You decide it’s not. No damage done. Who cares that the nursery owner confused a rare variety of daisies with weeds? But then you look over and see a group you recognize from the local gardening club, nodding along. “Bad weeds” you hear one mutter. “Terrible things. They should be yanked.” Another pulls out a garbage bag and covers up the bunch of daisies. “No one should have to see these weeds.” She says and you hear the passion and conviction in her voice. Her voice practically vibrates with anger.

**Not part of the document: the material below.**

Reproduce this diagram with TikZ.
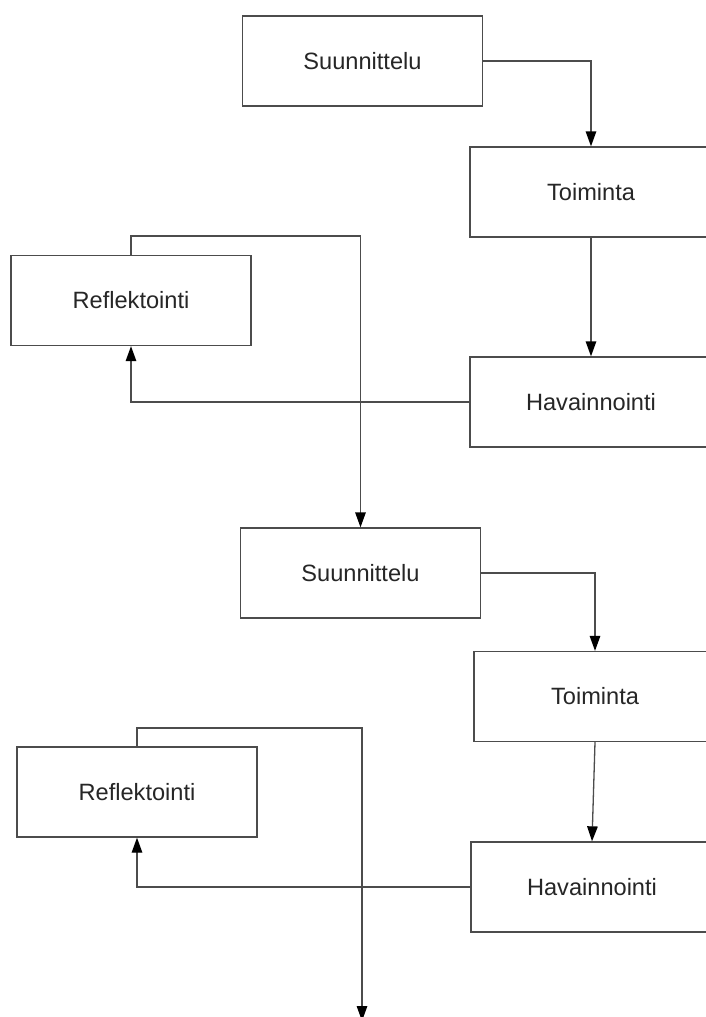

The nursery owner is consulting a gardening book and reading aloud the problems he sees with the weeds and your stomach drops as you recognize he’s misreading some of the information. “They’re going to strangle the whole garden.” You hear him mutter and you start to twitch, knowing that the daisies actually attract a particular strain of butterflies that help germinate a different section of the park.
You know because you’re a botanist. You spend your professional life studying plants. While your work actually involves roses, you had to study daisies in order to better understand the species you grow. There is the real possibility, you admit, that you’re wrong. The longer you stand there, the louder the group gets, the more convinced you are that you must be off-base; daisies aren’t THAT necessary and it would be great to use the space for more of your roses..
So, you say nothing. The moment passes. The group is unified by their hate for those damn not-really-weeds. Not much you can say. So you walk on with your companion, working hard to not give your loved one yet another lecture on the importance of ugly daisies in a well-balanced ecosystem. On your way out of the park, you hear members of the gardening group telling incoming strollers how the owner of the nursery had, just that morning, published a piece in a national gardening newsletter, “setting the record straight” on those nasty weeds.
What’s the role of expertise in conversations like this? Do you, with expertise in flowers, though you way prefer roses to daisies, speak up? Does your obligation to speak up change based on the size of the crowd? Is it changed by knowing the nursery owner isn’t fond of you, and has even publicly called you “uninformed?” In truth, last time you spoke up, you had a middle school flashback to being told “your opinion doesn’t matter because you’re not tall/ short/ athletic/ musical/ smart enough/ right-handed enough” to comment. Even worse, the last time someone spoke up, it seemed some members of the gardening group became even more insistent and vocal about calling the much maligned daisies “weeds.”
Help me out here, gentle readers. If you were the botanist, what you do? What if you were the nursery owner, would you want the botanist to speak up? Is there a right time and place to speak up? Is it worth it?